TASK TO CARRY OUT
Find how many lines in the material hold the word "chart", then state that number and nothing more.

DATASET EXTRACT
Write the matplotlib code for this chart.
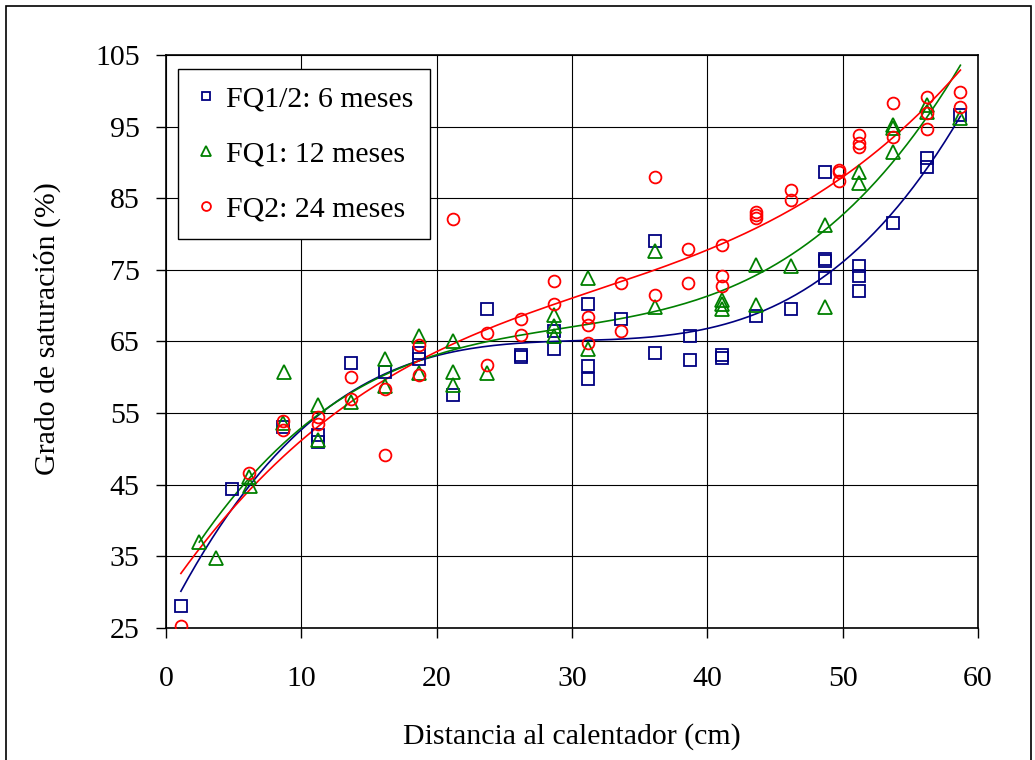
import numpy as np
import matplotlib.pyplot as plt
from matplotlib.patches import Rectangle

### Data
# FQ1/2: 6 meses (blue squares)
x_6m = [1.1, 4.9, 8.65, 11.2, 11.2, 13.65, 16.2, 18.7, 18.7, 21.2, 23.7, 26.2, 26.2,
        28.7, 28.7, 31.2, 31.2, 31.2, 33.6, 36.1, 36.1, 38.7, 38.7, 41.1, 41.1, 43.6,
        46.2, 48.7, 48.7, 48.7, 48.7, 51.2, 51.2, 51.2, 53.7, 56.2, 56.2, 58.7]
y_6m = [28.1, 44.4, 53.1, 52.0, 51.0, 62.0, 60.7, 63.4, 62.5, 57.5, 69.5, 63.1, 62.8,
        66.5, 63.9, 70.3, 61.6, 59.7, 68.2, 79.0, 63.4, 65.8, 62.4, 63.1, 62.7, 68.6,
        69.5, 88.7, 76.5, 76.2, 73.9, 75.6, 74.1, 72.0, 81.6, 90.6, 89.3, 96.6]

# FQ1: 12 meses (green triangles)
x_12m = [2.46, 3.67, 6.1, 6.2, 8.65, 8.7, 11.2, 11.2, 13.65, 16.2, 16.2, 18.7, 18.7,
         21.2, 21.2, 21.2, 23.7, 28.7, 28.7, 28.7, 31.2, 31.2, 36.1, 36.1, 41.1, 41.1,
         41.1, 43.6, 43.6, 46.2, 48.7, 48.7, 51.2, 51.2, 53.7, 53.7, 53.7, 56.2, 56.2, 58.7]
y_12m = [37.0, 34.8, 46.1, 44.8, 53.6, 60.7, 56.1, 51.3, 56.6, 62.5, 58.8, 65.7, 60.6,
         65.1, 60.7, 58.9, 60.6, 68.7, 67.1, 65.7, 73.8, 63.9, 77.6, 69.8, 70.8, 70.2,
         69.6, 75.7, 70.1, 75.5, 81.3, 69.8, 88.6, 87.1, 95.2, 94.8, 91.4, 98.0, 97.0, 96.2]

# FQ2: 24 meses (red circles)
x_24m = [1.1, 6.1, 8.65, 8.65, 11.2, 11.2, 13.65, 13.65, 16.2, 16.2, 18.7, 18.7, 21.2,
         23.7, 23.7, 26.2, 26.2, 28.7, 28.7, 31.2, 31.2, 31.2, 33.6, 33.6, 36.1, 36.1,
         38.6, 38.6, 41.1, 41.1, 41.1, 43.6, 43.6, 43.6, 46.2, 46.2, 49.7, 49.7, 49.7,
         51.2, 51.2, 51.2, 53.7, 53.7, 56.2, 56.2, 56.2, 58.7, 58.7]
y_24m = [25.3, 46.6, 53.9, 52.6, 54.4, 53.5, 60.0, 57.0, 58.3, 49.1, 64.5, 60.3, 82.1,
         66.2, 61.7, 68.2, 65.9, 73.5, 70.2, 68.4, 67.3, 64.8, 73.1, 66.5, 88.0, 71.5,
         77.9, 73.1, 78.5, 74.1, 72.8, 83.1, 82.7, 82.2, 86.1, 84.7, 89.0, 88.6, 87.4,
         93.8, 92.7, 92.2, 98.3, 93.6, 99.2, 96.9, 94.6, 99.8, 97.8]

series = [
    (x_6m, y_6m, 's', '#000080', 'FQ1/2: 6 meses'),
    (x_12m, y_12m, '^', '#008000', 'FQ1: 12 meses'),
    (x_24m, y_24m, 'o', '#FF0000', 'FQ2: 24 meses'),
]

plt.rcParams['font.family'] = 'Liberation Serif'

fig = plt.figure(figsize=(10.35, 7.6), dpi=100)
ax = fig.add_axes([166/1035, 1-628/760, 812/1035, 573/760])

for xs, ys, mk, col, lab in series:
    xs = np.array(xs)
    ys = np.array(ys)
    ax.plot(xs, ys, linestyle='none', marker=mk, markersize=8.5 if mk != '^' else 9.5,
            markerfacecolor='none', markeredgecolor=col, markeredgewidth=1.3, label=lab,
            zorder=3)
    # polynomial trend line (3rd order, over the data range)
    coef = np.polyfit(xs, ys, 3)
    xx = np.linspace(xs.min(), xs.max(), 200)
    ax.plot(xx, np.polyval(coef, xx), color=col, linewidth=1.2, zorder=2)

ax.set_xlim(0, 60)
ax.set_ylim(25, 105)
ax.set_xticks(range(0, 61, 10))
ax.set_yticks(range(25, 106, 10))
ax.grid(True, color='black', linewidth=0.8)
ax.set_axisbelow(True)
ax.tick_params(direction='out', length=7, width=1, labelsize=21.5, colors='black')
ax.tick_params(axis='x', pad=20)
ax.tick_params(axis='y', pad=12)
for sp in ax.spines.values():
    sp.set_linewidth(1.2)
    sp.set_color('black')

fig.text(572/1035, 1-737/760, 'Distancia al calentador (cm)', fontsize=21.5,
         ha='center', va='center')
fig.text(47/1035, 1-329/760, 'Grado de saturación (%)', fontsize=21.5,
         ha='center', va='center', rotation=90)

leg = ax.legend(loc='upper left', bbox_to_anchor=(12/812, 1-14/573), fontsize=21.5,
                frameon=True, fancybox=False, edgecolor='black', framealpha=1,
                markerscale=0.75, handlelength=0.8, handletextpad=0.25,
                labelspacing=0.95, borderpad=0.55, borderaxespad=0)
leg.get_frame().set_linewidth(1.0)

# outer chart border
fig.patches.append(Rectangle((6/1035, -0.01), 1025/1035, 1.01 - 6/760, transform=fig.transFigure,
                             fill=False, edgecolor='black', linewidth=1.2))

plt.savefig('out.png', dpi=100)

EXERCISE SOLUTION
2